9. Tappan Estate (Tanglewood)

Perhaps the most recognizable of the Gilded Age mansions in modern days is the Tappan estate, which today is the summer home of the Boston Symphony Orchestra, and the site of the world renowned music center, Tanglewood.

In 1934 a group of Berkshire summer residence arranged for members of the New York Philharmonic to perform three outdoor concerts. The festival was a success, and was repeated the next year. The year after, in 1936, the festival board invited the Boston Symphony to perform in the Berkshires. In the winter of 1936, Mrs. Gorham Brooks and Miss Mary Aspinwall Tappan offered their family estate as the summer venue for the Boston Symphony. And so, on August 5, 1937 a record crowd of 5,000 convened under the tents of the Tappan estate lawns for the festival. During an intermission Gertrude Robinson Smith, one of the festival founders announced a fundraiser for the erection of a permanent home for the summer concert series. Within minutes more than $30,000 was raised.

After a few designs were deemed too expensive by the committee, an engineer by the name of Joseph Franz erected a structure–dubbed “the shed”–that, with some modifications, to this day has hosted the Boston Symphony Orchestra every summer on the grounds of the Tappan estate.
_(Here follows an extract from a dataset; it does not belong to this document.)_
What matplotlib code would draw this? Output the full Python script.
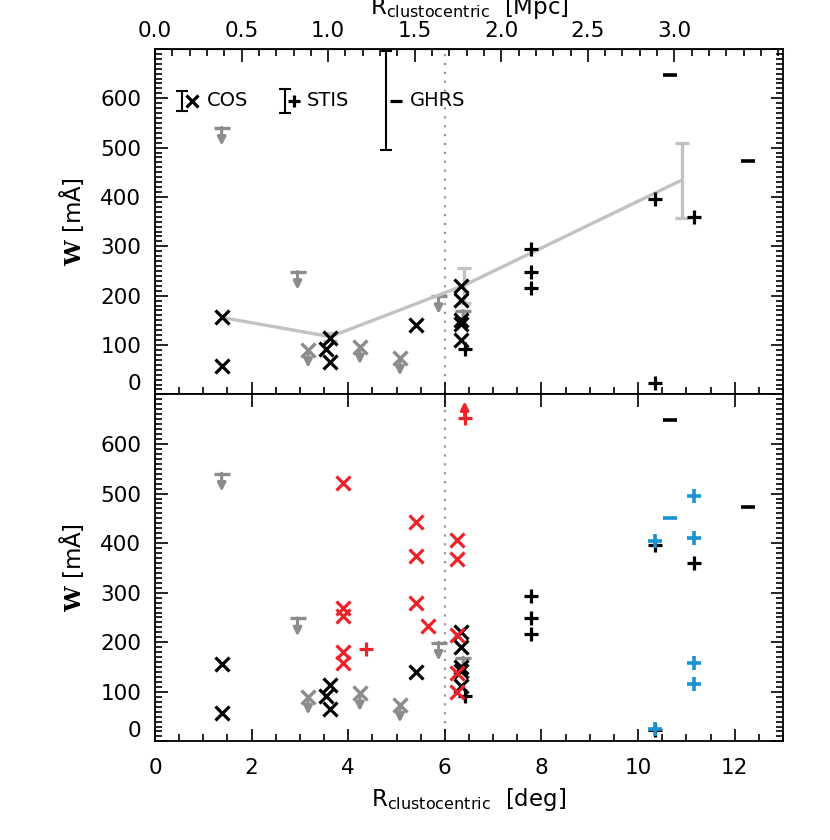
import matplotlib
matplotlib.use("Agg")
import matplotlib.pyplot as plt
from matplotlib.ticker import MultipleLocator, FixedLocator, FormatStrFormatter

plt.rcParams['font.family'] = ['DejaVu Sans']
plt.rcParams['mathtext.fontset'] = 'custom'
plt.rcParams['mathtext.rm'] = 'DejaVu Serif'
plt.rcParams['mathtext.bf'] = 'DejaVu Serif:bold'
plt.rcParams['mathtext.sf'] = 'DejaVu Sans'

# --- data (deg, mA) ---
cos_x = [1.38, 1.38, 3.53, 3.63, 3.63, 5.40, 6.33, 6.33, 6.33, 6.33, 6.33]
cos_w = [156, 58, 92, 114, 66, 140, 220, 191, 150, 142, 111]
stis_x = [6.42, 7.78, 7.78, 7.78, 10.36, 10.36, 11.15]
stis_w = [92, 294, 248, 216, 396, 24, 360]
ghrs_x = [10.66, 12.28]
ghrs_w = [648, 473]

lim_x = [1.38, 2.95, 5.87, 6.38]          # gray upper limits (bar + arrow)
lim_w = [540, 248, 199, 169]
limx_x = [3.17, 4.24, 5.07]               # gray X upper limits
limx_w = [90, 97, 74]

red_x_x = [3.89, 3.89, 3.89, 3.89, 3.89, 5.40, 5.40, 5.40, 5.66, 6.25, 6.25, 6.25, 6.25, 6.25]
red_x_w = [521, 270, 252, 180, 158, 442, 374, 279, 233, 407, 368, 214, 137, 99]
red_p_x = [4.37]
red_p_w = [186]
red_low_x = [6.41]                        # lower limit
red_low_w = [652]
cyan_p_x = [10.36, 11.15, 11.15, 11.15, 11.15, 10.36]
cyan_p_w = [404, 496, 410, 158, 116, 26]
cyan_m_x = [10.66]
cyan_m_w = [450]

mean_x = [1.38, 3.63, 6.40, 10.90]
mean_w = [156, 117, 221, 434]
mean_err = [0, 8, 35, 76]

leg_names = ['COS', 'STIS', 'GHRS']
leg_mark = ['x', '+', '_']
leg_err = [20, 24, 100]
leg_bar_x = [0.55, 2.69, 4.78]
leg_mark_x = [0.76, 2.88, 4.99]
leg_text_x = [1.07, 3.14, 5.28]
leg_y = 595

mpc_ticks = [0.0, 0.5, 1.0, 1.5, 2.0, 2.5, 3.0]
split_deg = 6.0
mpc_per_deg = 0.279

GRAY = '#8c8c8c'
LGRAY = '#c2c2c2'
RED = '#ee2229'
CYAN = '#1b92d2'

fig = plt.figure(figsize=(8.3, 8.4), dpi=100)
ax1 = fig.add_axes([155/830, 1-394.4/840, 628/830, (394.4-48.9)/840])
ax2 = fig.add_axes([155/830, 1-741.4/840, 628/830, (741.4-394.4)/840])

TS = 15.5
LS = 16.5
MS = 10


def style(ax):
    ax.set_xlim(0, 13)
    ax.set_ylim(0, 700)
    ax.xaxis.set_major_locator(MultipleLocator(2))
    ax.xaxis.set_minor_locator(MultipleLocator(0.5))
    ax.yaxis.set_major_locator(FixedLocator(range(0, 701, 100)))
    ax.yaxis.set_minor_locator(MultipleLocator(10))
    ax.set_yticklabels(['0', '100', '200', '300', '400', '500', '600', ''])
    ax.tick_params(which='both', direction='in', right=True, labelsize=TS, width=1.2)
    ax.tick_params(axis='y', pad=10)
    ax.tick_params(which='major', length=9)
    ax.tick_params(which='minor', length=5)
    for s in ax.spines.values():
        s.set_linewidth(1.3)
    ax.yaxis.get_major_ticks()[0].label1.set_verticalalignment('bottom')
    ax.set_ylabel(r'$\mathbf{W}$ [mÅ]', fontsize=LS, labelpad=10)
    ax.axvline(split_deg, color='#999999', ls=(0, (1, 3)), lw=1.6, zorder=1)


def down_arrow(ax, x, w, color):
    ax.annotate('', xy=(x, w - 36), xytext=(x, w + 1),
                arrowprops=dict(arrowstyle='-|>', color=color, lw=2.2, mutation_scale=12,
                                shrinkA=0, shrinkB=0), zorder=2)


def common(ax):
    for x, w in zip(lim_x, lim_w):
        ax.plot(x, w, marker='_', color=GRAY, ms=11, mew=2.4, zorder=2)
        down_arrow(ax, x, w, GRAY)
    for x, w in zip(limx_x, limx_w):
        ax.plot(x, w, marker='x', color=GRAY, ms=MS, mew=2.4, zorder=2)
        down_arrow(ax, x, w, GRAY)
    ax.plot(cos_x, cos_w, 'x', color='black', ms=MS, mew=2.3, zorder=4)
    ax.plot(stis_x, stis_w, '+', color='black', ms=MS, mew=2.3, zorder=4)
    ax.plot(ghrs_x, ghrs_w, '_', color='black', ms=MS, mew=2.6, zorder=4)


style(ax1)
style(ax2)
ax1.tick_params(labelbottom=False, top=False)
ax2.tick_params(top=True)

# top panel
ax1.plot(mean_x, mean_w, color=LGRAY, lw=2.4, zorder=3)
ax1.errorbar(mean_x[1:], mean_w[1:], yerr=mean_err[1:], fmt='none', ecolor=LGRAY,
             elinewidth=2.4, capsize=5, capthick=2.4, zorder=3)
common(ax1)
for nm, mk, er, bx, mx, tx in zip(leg_names, leg_mark, leg_err, leg_bar_x, leg_mark_x, leg_text_x):
    ax1.errorbar([bx], [leg_y], yerr=[er], fmt='none', ecolor='black', elinewidth=1.5, capsize=4, capthick=1.5)
    ax1.plot(mx, leg_y, marker=mk, color='black', ms=8, mew=2.3)
    ax1.text(tx, leg_y, nm, fontsize=14, va='center', ha='left')

sec = ax1.secondary_xaxis('top', functions=(lambda d: d * mpc_per_deg, lambda m: m / mpc_per_deg))
sec.xaxis.set_major_locator(FixedLocator(mpc_ticks))
sec.xaxis.set_minor_locator(MultipleLocator(0.1))
sec.xaxis.set_major_formatter(FormatStrFormatter('%.1f'))
sec.tick_params(which='both', direction='in', labelsize=TS, width=1.2, pad=6)
sec.tick_params(which='major', length=9)
sec.tick_params(which='minor', length=5)
sec.set_xlabel(r'R$_{\mathsf{clustocentric}}$  [Mpc]', fontsize=LS, labelpad=5)

# bottom panel
common(ax2)
ax2.plot(red_x_x, red_x_w, 'x', color=RED, ms=MS, mew=2.3, zorder=5)
ax2.plot(red_p_x, red_p_w, '+', color=RED, ms=MS, mew=2.3, zorder=5)
for x, w in zip(red_low_x, red_low_w):
    ax2.plot(x, w, '+', color=RED, ms=MS, mew=2.3, zorder=5)
    ax2.annotate('', xy=(x, w + 34), xytext=(x, w),
                 arrowprops=dict(arrowstyle='-|>', color=RED, lw=2.2, mutation_scale=12,
                                 shrinkA=0, shrinkB=0), zorder=5)
ax2.plot(cyan_p_x, cyan_p_w, '+', color=CYAN, ms=MS, mew=2.6, zorder=5)
ax2.plot(cyan_m_x, cyan_m_w, '_', color=CYAN, ms=MS, mew=2.6, zorder=5)
ax2.set_xlabel(r'R$_{\mathsf{clustocentric}}$  [deg]', fontsize=LS, labelpad=6)
ax2.tick_params(axis='x', pad=12)

fig.savefig('out.png', dpi=100)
In 1986 the adjacent Highwood estate was added to Tanglewood’s public grounds, increasing its land by 40 percent, and another venue, the Seiji Ozawa Hall was built in 1994. The Boston University Tanglewood Institute, an acclaimed summer training festival for high school musicians, is located next door at the former Groton Place estate, designed by Carrere and Hastings. Today the festival attracts over 350,000 visitors each summer.